First, a quick recap… In 2010, Carmen Reinhardt and Kenneth Rogoff (RR) put together some historical economic averages to claim that high debt levels tended to accompany lower growth. They grouped countries in given years into four categories according to the debt-to-GDP ratio (0-30, 30-60, 60-90, 90+), finding:

“…our main result is that whereas the link between growth and debt seems relatively weak at ‘normal’ debt levels, median growth rates for countries with public debt over roughly 90 percent of GDP are about one percent lower than otherwise; average (mean) growth rates are several percent lower.”

Then, last month, Thomas Herndon, Michael Ash, and Robert Pollin (HAP) of the University of Massachusetts, Amherst, reused RR’s files to show that the “90 percent effect” was due entirely to mistakes in data handling. Still, HAP found a persistent, linear, negative relationship between debt and growth. In their conclusion they contrast RR’s “nonlinear cliff” with:

“…the reality of modestly diminished average GDP growth rates for countries carrying high levels of public debt.”

Yet HAP’s correction of missteps in RR leaves untouched a basic issue that affects all research on the debt-growth link. Despite their acknowledgement of the issue, neither paper even attempts to tease out what we might call the “drag effect” of borrowing on growth from the confounding fact that debt-to-GDP ratios increase faster when growth slows.

This “reverse causality” is in part mechanical: when the denominator, GDP, rises more slowly, the ratio, debt/GDP, necessarily rises more quickly. This is even before accounting for effects via the numerator, through weakened revenues and greater demands on spending. Moreover, because GDP growth is persistent (recessions and booms tend to last several years), a low-growth year often comes at the end of a longer period of rising debt ratios, reinforcing the effect.

So the causal chain may run from growth to debt rather than the other way around. Indeed this “reverse causality” may be empirically at least as important as any “drag” effect, of borrowing on growth.

Comparing growth and debt within the same year lumps both these directions of causality together. Patterns in these numbers therefore give a false impression of stronger-than-reality growth consequences of fiscal decisions (“austere” or otherwise). Yet, eliding the obvious fact that the policy-relevant drag effect on growth is their real motivation, RR (and by extension HAP) present average growth by indebtedness in the same year.

The authors thereby leave readers with an unstated yet subtly demanding task: either make the superficially simple inference that their growth differences indicate true policy trade-offs; or make the conceptually harder, less satisfying inference that these within-period differences are in fact irrelevant for policy.

The second inference is, unfortunately, the correct one in this case.

We ran a quick check (anyone can do it; RR made their data public). The simplest way to control (at least partially) for causality going from growth to debt ratios, while allowing for time lags, is to look at average growth in the years following the year for which the initial debt ratio is measured. Viz.: associate France’s debt ratio at the end of 1979 with its average growth from 1980 to 1982 (rather than its growth in 1979); then compare this with France in other years and with other countries.

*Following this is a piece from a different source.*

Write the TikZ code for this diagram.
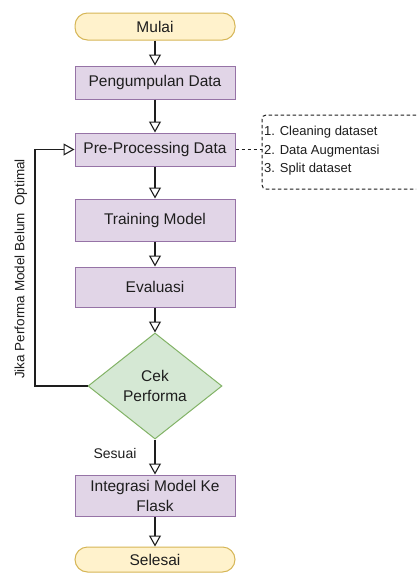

Following this approach, we took the same averages within groups of countries and years grouped by debt ratios, using the same data and classifications as RR and HAP, but taking average growth in the three years following the debt ratio measure (we used three years but it makes no difference if you use, say, five). The negative relationship between debt and growth disappears almost completely (see row 4 labeled “TY” in the table below and the green bars of the graph).**Table 1
Average Growth Rates**

*Source: Reinhardt and Rogoff dataset, authors’ analysis.*

**Graph 1**

Growth by Debt Ratios in RR Data (green bars use subsequent growth)

Growth by Debt Ratios in RR Data (green bars use subsequent growth)

There is still a modest reduction in growth around a 30 percent debt ratio (not very useful for current European and US debate). This drives a correlation between initial debt and subsequent growth that is significant for the whole sample (with an implied tradeoff of a little under 0.1 percent annual GDP growth for a 10 percentage point increase in the debt ratio). But this relationship is insignificant restricting to countries above 30 percent debt to GDP. Finally, we lose a few data points by taking averages across periods, so the third line of the table (HAP: TY sample) confirms that our results are not due to this small change in sample coverage.

Our narrow conclusion is that in the dataset constructed by RR, there is no evidence that growth is significantly affected “in a time of debt.” The limited effect present in these data is at low public debt levels. Given the difficulty of coming up with economic reasoning why such low debt levels would be a drag on growth, we would argue that this is a random outcome rather than indicative of the inhibiting role of debt.

What does all this mean for our clients? Does debt not really matter after all?

That is certainly not the point of this post. As our experience with debt relief has shown, at very high debt ratios, debt service can become an intolerable burden on low-income economies. And among emerging markets, defaults have laid bare the difficulties of maintaining high external debt in hard currency, with the exchange rate risk this runs. But beyond these facts, repeated careful attempts have found the debt-to-growth causal link hard to pin down.

Our broad conclusion from this modest robustness check is that simple within-period correlations between debt and growth do not form an adequate basis on which to build policy recommendations that have important consequences for borrowing, public spending, and development.